Let's see how close the Why Georgia and Belief are in their lyrics.

In [82]:
hashHD(yg, belief)

0.375

From 1 being completely different and 0 being the same, this my seem quite similar. However, considering many of non-contextual words repeated in the lyrics, this may be a great difference.

Let's replace all the georgia's into seouls and see if Why Georgia and Why Seoul is hashed similarly.

In [70]:
ys = yg.replace('Georgia', 'Seoul')
print(ys[:500])

I am driving up 85 in the kind of morning That lasts all afternoon, I'm just stuck inside the gloom Four more exits to my apartment But I am tempted to keep the car in drive and leave it all behind 'Cause I wonder sometimes about the outcome of a still verdict less life Am I living it right, am I living it right? Am I living it right Why, why Seoul, why? I rent a room and I fill the spaces with wood in places To make it feel like home but all I feel's alone It might be a quarter life crisis, jus


In [71]:
print(hashDistance(yg, ys, hashlength = 64))

0.25


In [72]:
yyou = ys.replace('I am', 'You are')
print(yyou[:500])

You are driving up 85 in the kind of morning That lasts all afternoon, I'm just stuck inside the gloom Four more exits to my apartment But You are tempted to keep the car in drive and leave it all behind 'Cause I wonder sometimes about the outcome of a still verdict less life Am I living it right, am I living it right? Am I living it right Why, why Seoul, why? I rent a room and I fill the spaces with wood in places To make it feel like home but all I feel's alone It might be a quarter life crisi


In [73]:
print(hashDistance(yg, yyou, hashlength = 64))

0.375


In [74]:
hashHD(yg, yg, hashlength = 64), hashHD(yg, ys, hashlength = 64), hashHD(yg, yyou, hashlength = 64), hashHD(yg, belief, hashlength = 64)

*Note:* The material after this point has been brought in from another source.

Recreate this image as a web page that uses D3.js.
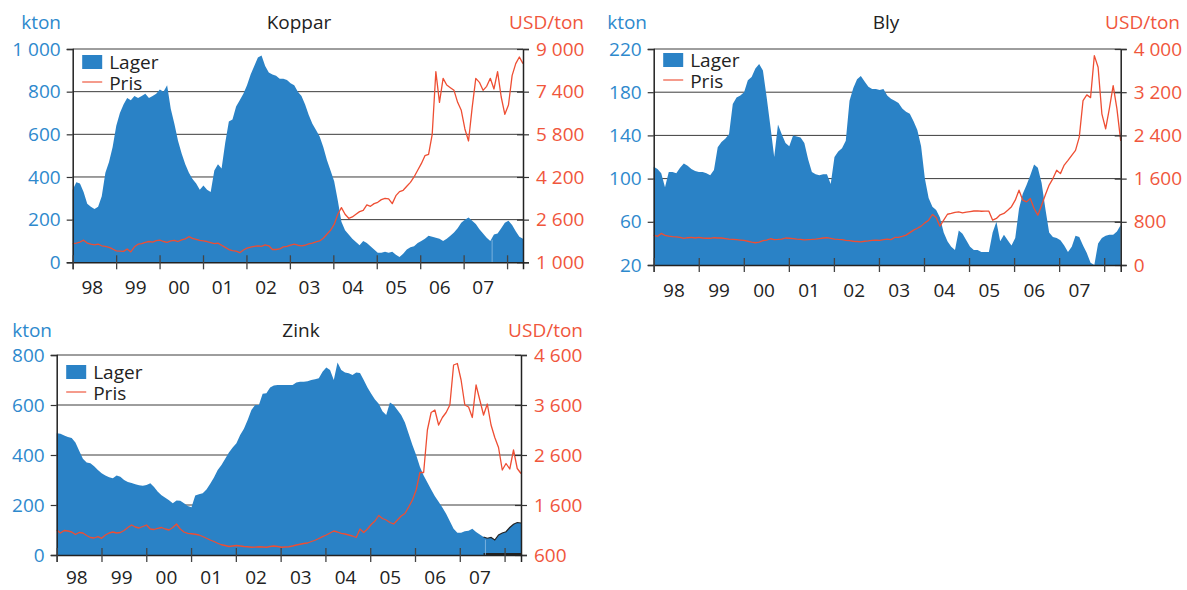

(0.0, 0.03125, 0.0625, 0.4375)

So, Let's consider context weighting.

First two of the following sentence mean the same thing. A White cat is up in the tree.

Whereas the last sentence has same sentence structure, but means something completely different.

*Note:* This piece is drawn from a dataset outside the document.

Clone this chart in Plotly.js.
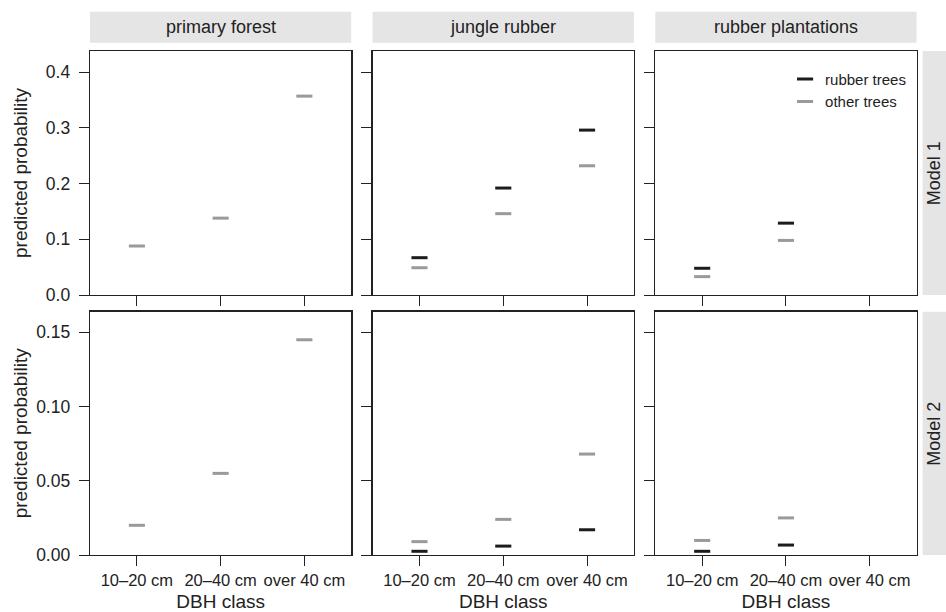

However, the simhash we've built so far will consider the last sentence closer to the first one than the second one because there are more words in common in between the first and last sentences.

In [96]:
s1 = 'A White Cat is up in the green tree'
s2 = 'The cat in green tree is white'
s3 = 'A White tie is up in the green dresser'
hashHD(s1, s2), hashHD(s1, s3)

(0.15625, 0.0625)

We could change this by applying weights when simhashing.

Words that are more meaningful, such as nouns, will have higher weights than words that don't convey much meaning, such as 'a', or 'the'. This way, we could pay more attention to the meaning of the words instead of the literals.

In [100]:
def simhash_cat(line, hashlength = 32):
    line = line.lower().split()
    prime = 2 ** hashlength - 1
    wordhash = list()
    hashsum = [0 for i in range(hashlength)]
    addedlength = 0
    for word in line:
        if word == 'cat' or word == 'tree' or word == 'tie' or word == 'dresser': weight = 4
        elif word == 'white' or word == 'green' or word == 'black': weight = 3
        elif word == 'in' or word == 'up': weight = 2
        elif word == 'a' or word == 'the': weight = 0
        else : weight = 1
        wordhash = format(hash(word) % prime, 'b') 
        
        if len(wordhash) < hashlength:
            addedlength = hashlength - len(wordhash)
            wordhash = '2' * addedlength + wordhash
            
        for pos in range(hashlength):
            if(wordhash[pos] == '0'):
                hashsum[pos] -= weight
            elif(wordhash[pos] == '1'):
                hashsum[pos] += weight
                
    simhash = [0 for i in range(hashlength)]
    
    for pos in range(hashlength):
        if hashsum[pos] < 0: simhash[pos] = 0
        else: simhash[pos] = 1
    return simhash, addedlength

In [101]:
def hashHD_cat(a, b, hashlength = 32):
    a, addedlengthA = simhash_cat(a, hashlength = hashlength)
    b, addedlengthB = simhash_cat(b, hashlength = hashlength)
#     print(addedlengthA, a)
#     print(addedlengthB, b)
    
    if addedlengthA != 0 and addedlengthB != 0:
        if addedlengthA <= addedlengthB:
            hashlength = hashlength - addedlengthA
        else: hashlength = hashlength - addedlengthB
        if hashlength % 8 != 0: hashlength += 8 - (hashlength % 8)
            
    a = a[len(a) - hashlength: ]
    b = b[len(b) - hashlength: ]
    
    return hammingDistance(a, b)

Now we can see that with the weights, our simhash distinguishes the difference by the meaning.

In [102]:
hashHD_cat(s1, s2), hashHD_cat(s1, s3)

(0.09375, 0.3125)

Of course, there will be more to this context analysis. But for the simhash part, this is it. Tweeking with weights according to the dictionary would be an external matter, and I look forward to learn about it.